Cold-weather car care

  • Antifreeze rated for −35°C — confirm at pickup.
  • A full tank reduces condensation and gives you heat if stuck.
  • A charged power bank and warm layers in the car — non-negotiable if you break down.
  • Windshield washer fluid rated for cold — the plain stuff freezes on the glass.

Emergency readiness

The safety guide covers the basics; in winter add:

  • A thermal blanket and extra warm clothes in the cabin.
  • Snacks and water (water that won’t freeze — insulated).
  • A shovel and traction mats for getting unstuck.
  • Tell someone your route and ETA; signal can drop in the mountains.

Frost and snow on a wooden cabin village at dawn

The rewards

Winter is when Xinjiang is yours alone. Hemu village under snow, the Flaming Mountains in a cold hush, frozen Sayram with “ice bubbles” — and not another tour bus in sight. Hotel rates drop, the light is crystalline, and the hot naan-and-milk-tea circuit hits different when it’s −10°C outside.

Red rock of the Flaming Mountains under pale light

A few don’ts

  • Don’t attempt closed mountain roads “just to see.” Fines, rescue costs, and real danger await.
  • Don’t rely on a phone alone for navigation; download offline maps.
  • Don’t skip the weather check each morning — conditions change by the hour.

FAQ

Can I drive the Duku in winter? No — it’s closed for the season. Plan a southern/winter-accessible route instead.

Are chains hard to fit? Awkward but learnable; practice once. Many rentals can point you to a fitter.

Is winter driving safe for foreigners?
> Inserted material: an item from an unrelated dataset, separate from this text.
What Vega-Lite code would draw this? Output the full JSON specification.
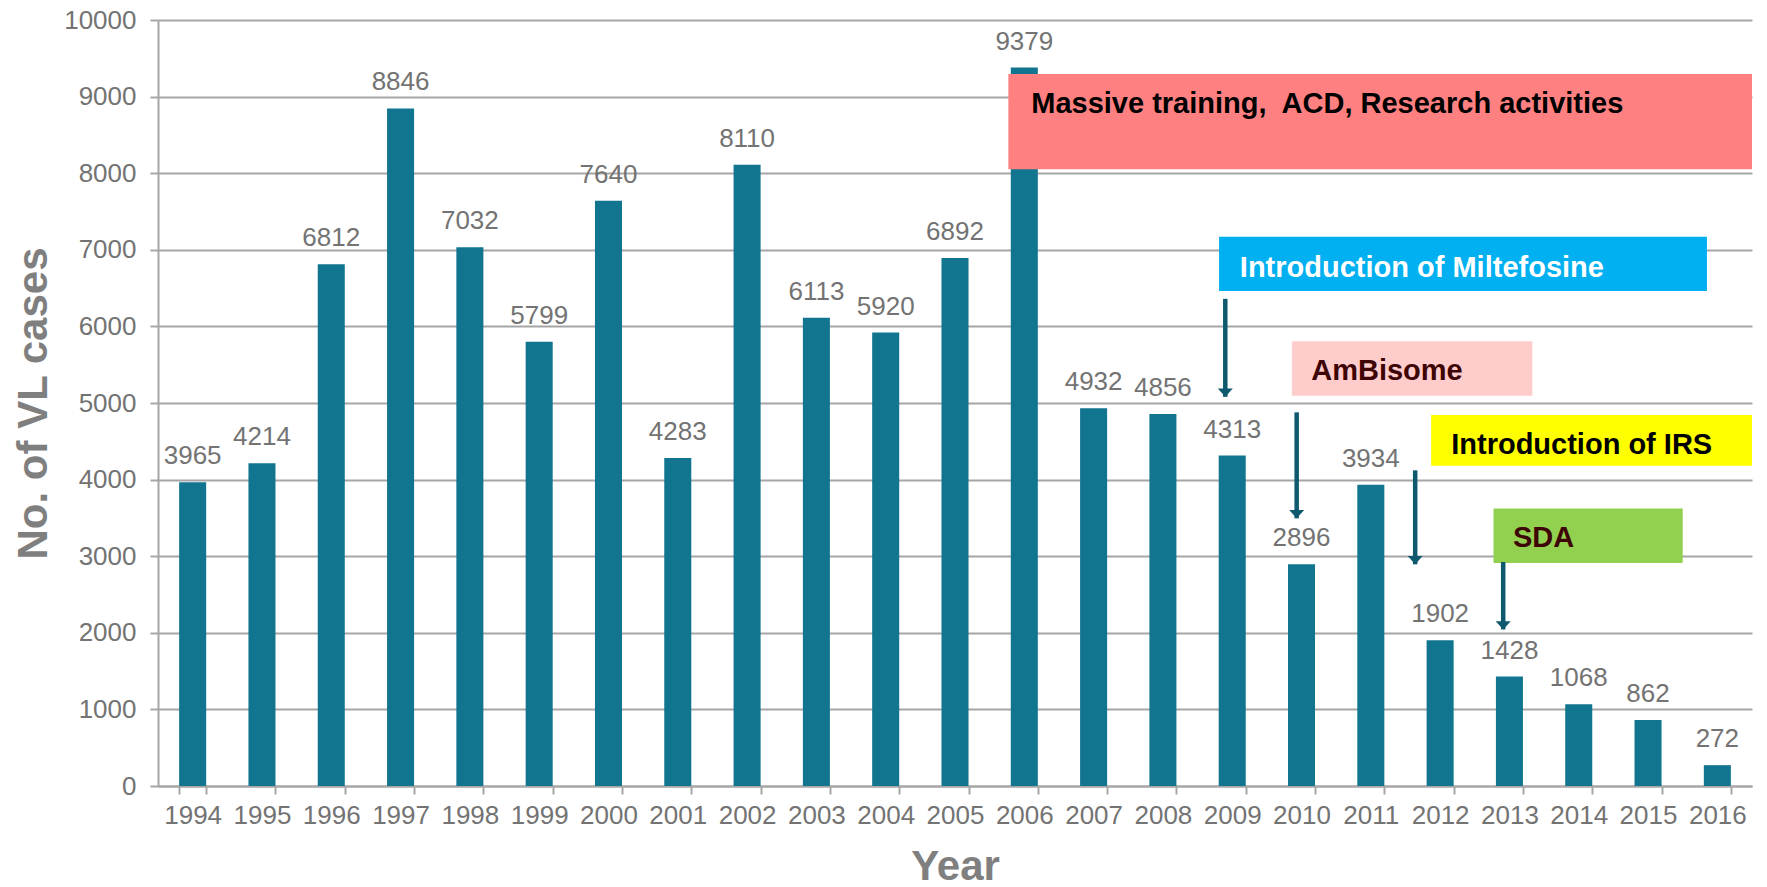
{
  "$schema": "https://vega.github.io/schema/vega-lite/v6.json",
  "width": 1594,
  "height": 766,
  "autosize": "none",
  "padding": {"left": 158, "top": 20, "right": 15, "bottom": 101},
  "background": "white",
  "config": {
    "font": "Liberation Sans",
    "view": {"stroke": null},
    "axisY": {
      "format": "d", "grid": true, "gridColor": "#a6a6a6", "gridWidth": 2,
      "labelFontSize": 26, "labelColor": "#737373", "labelPadding": 14,
      "tickSize": 8, "tickColor": "#a6a6a6", "tickWidth": 2,
      "domainColor": "#a6a6a6", "domainWidth": 2,
      "titleFontSize": 42, "titleFontWeight": "bold", "titleColor": "#7f7f7f", "titlePadding": 8
    }
  },
  "resolve": {"scale": {"x": "independent"}},
  "layer": [
    {
      "data": {"values": [
        {"Year": "1994", "Cases": 3965}, {"Year": "1995", "Cases": 4214}, {"Year": "1996", "Cases": 6812},
        {"Year": "1997", "Cases": 8846}, {"Year": "1998", "Cases": 7032}, {"Year": "1999", "Cases": 5799},
        {"Year": "2000", "Cases": 7640}, {"Year": "2001", "Cases": 4283}, {"Year": "2002", "Cases": 8110},
        {"Year": "2003", "Cases": 6113}, {"Year": "2004", "Cases": 5920}, {"Year": "2005", "Cases": 6892},
        {"Year": "2006", "Cases": 9379}, {"Year": "2007", "Cases": 4932}, {"Year": "2008", "Cases": 4856},
        {"Year": "2009", "Cases": 4313}, {"Year": "2010", "Cases": 2896}, {"Year": "2011", "Cases": 3934},
        {"Year": "2012", "Cases": 1902}, {"Year": "2013", "Cases": 1428}, {"Year": "2014", "Cases": 1068},
        {"Year": "2015", "Cases": 862}, {"Year": "2016", "Cases": 272}
      ]},
      "encoding": {
        "x": {
          "field": "Year", "type": "nominal", "sort": null,
          "scale": {"paddingInner": 0.61, "paddingOuter": 0.305},
          "axis": {
            "title": "Year", "labelAngle": 0, "tickBand": "extent", "grid": false,
            "labelFontSize": 26, "labelColor": "#737373", "labelPadding": 8,
            "tickSize": 8, "tickColor": "#a6a6a6", "tickWidth": 2,
            "domainColor": "#a6a6a6", "domainWidth": 2,
            "titleFontSize": 42, "titleFontWeight": "bold", "titleColor": "#7f7f7f", "titlePadding": 18
          }
        },
        "y": {
          "field": "Cases", "type": "quantitative", "title": "No. of VL cases",
          "scale": {"domain": [0, 10000], "nice": false},
          "axis": {"values": [0, 1000, 2000, 3000, 4000, 5000, 6000, 7000, 8000, 9000, 10000]}
        }
      },
      "layer": [
        {"mark": {"type": "bar", "color": "#11758f"}},
        {
          "mark": {"type": "text", "fontSize": 26, "color": "#737373", "baseline": "alphabetic", "dy": -18},
          "encoding": {"text": {"field": "Cases", "type": "quantitative", "format": "d"}}
        }
      ]
    },
    {
      "data": {"values": [
        {"x1": 2005.77, "x2": 2016.5, "y1": 8052, "y2": 9294, "fill": "#ff8080"},
        {"x1": 2008.81, "x2": 2015.85, "y1": 6462, "y2": 7169, "fill": "#00b0f0"},
        {"x1": 2009.86, "x2": 2013.33, "y1": 5095, "y2": 5805, "fill": "#ffcccc"},
        {"x1": 2011.87, "x2": 2016.5, "y1": 4180, "y2": 4842, "fill": "#ffff00"},
        {"x1": 2012.77, "x2": 2015.5, "y1": 2912, "y2": 3622, "fill": "#92d050"}
      ]},
      "mark": {"type": "rect"},
      "encoding": {
        "x": {"field": "x1", "type": "quantitative", "scale": {"domain": [1993.5, 2016.5], "nice": false, "zero": false}, "axis": null},
        "x2": {"field": "x2"},
        "y": {"field": "y1", "type": "quantitative", "title": "No. of VL cases",
              "axis": {"values": [0, 1000, 2000, 3000, 4000, 5000, 6000, 7000, 8000, 9000, 10000]}},
        "y2": {"field": "y2"},
        "fill": {"field": "fill", "type": "nominal", "scale": null}
      }
    },
    {
      "data": {"values": [
        {"x": 2006.1, "y": 8789, "label": "Massive training,\u00a0 ACD, Research activities", "color": "#000000"},
        {"x": 2009.11, "y": 6643, "label": "Introduction of Miltefosine", "color": "#ffffff"},
        {"x": 2010.14, "y": 5300, "label": "AmBisome", "color": "#3d0505"},
        {"x": 2012.16, "y": 4335, "label": "Introduction of IRS", "color": "#000000"},
        {"x": 2013.05, "y": 3115, "label": "SDA", "color": "#3d0505"}
      ]},
      "mark": {"type": "text", "align": "left", "baseline": "alphabetic", "fontSize": 29, "fontWeight": "bold"},
      "encoding": {
        "x": {"field": "x", "type": "quantitative", "scale": {"domain": [1993.5, 2016.5], "nice": false, "zero": false}, "axis": null},
        "y": {"field": "y", "type": "quantitative", "title": "No. of VL cases",
              "axis": {"values": [0, 1000, 2000, 3000, 4000, 5000, 6000, 7000, 8000, 9000, 10000]}},
        "text": {"field": "label"},
        "color": {"field": "color", "type": "nominal", "scale": null}
      }
    },
    {
      "data": {"values": [
        {"x": 2008.9, "top": 6360, "tip": 5081},
        {"x": 2009.93, "top": 4878, "tip": 3494},
        {"x": 2011.64, "top": 4121, "tip": 2894},
        {"x": 2012.91, "top": 2924, "tip": 2044}
      ]},
      "layer": [
        {
          "mark": {"type": "rule", "color": "#0e596d", "strokeWidth": 4.5},
          "encoding": {
            "x": {"field": "x", "type": "quantitative", "scale": {"domain": [1993.5, 2016.5], "nice": false, "zero": false}, "axis": null},
            "y": {"field": "top", "type": "quantitative", "title": "No. of VL cases",
                  "axis": {"values": [0, 1000, 2000, 3000, 4000, 5000, 6000, 7000, 8000, 9000, 10000]}},
            "y2": {"field": "tip"}
          }
        },
        {
          "mark": {"type": "point", "shape": "M-1,-1.1L0,0L1,-1.1Z", "size": 225, "filled": true, "opacity": 1, "color": "#0e596d"},
          "encoding": {
            "x": {"field": "x", "type": "quantitative", "scale": {"domain": [1993.5, 2016.5], "nice": false, "zero": false}, "axis": null},
            "y": {"field": "tip", "type": "quantitative", "title": "No. of VL cases",
                  "axis": {"values": [0, 1000, 2000, 3000, 4000, 5000, 6000, 7000, 8000, 9000, 10000]}}
          }
        }
      ]
    }
  ]
}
Yes on open corridors with prep; avoid remote/high routes and always check road status.

What about the Pamir? Closed in winter — the Khunjerab guide is a summer plan.

Final word

Winter turns Xinjiang into a private, frozen kingdom — but only rewards the prepared. Chains in the trunk, a full tank, a warm layer within reach, and a respect for closed roads. Do that, and the cold-season silence is yours.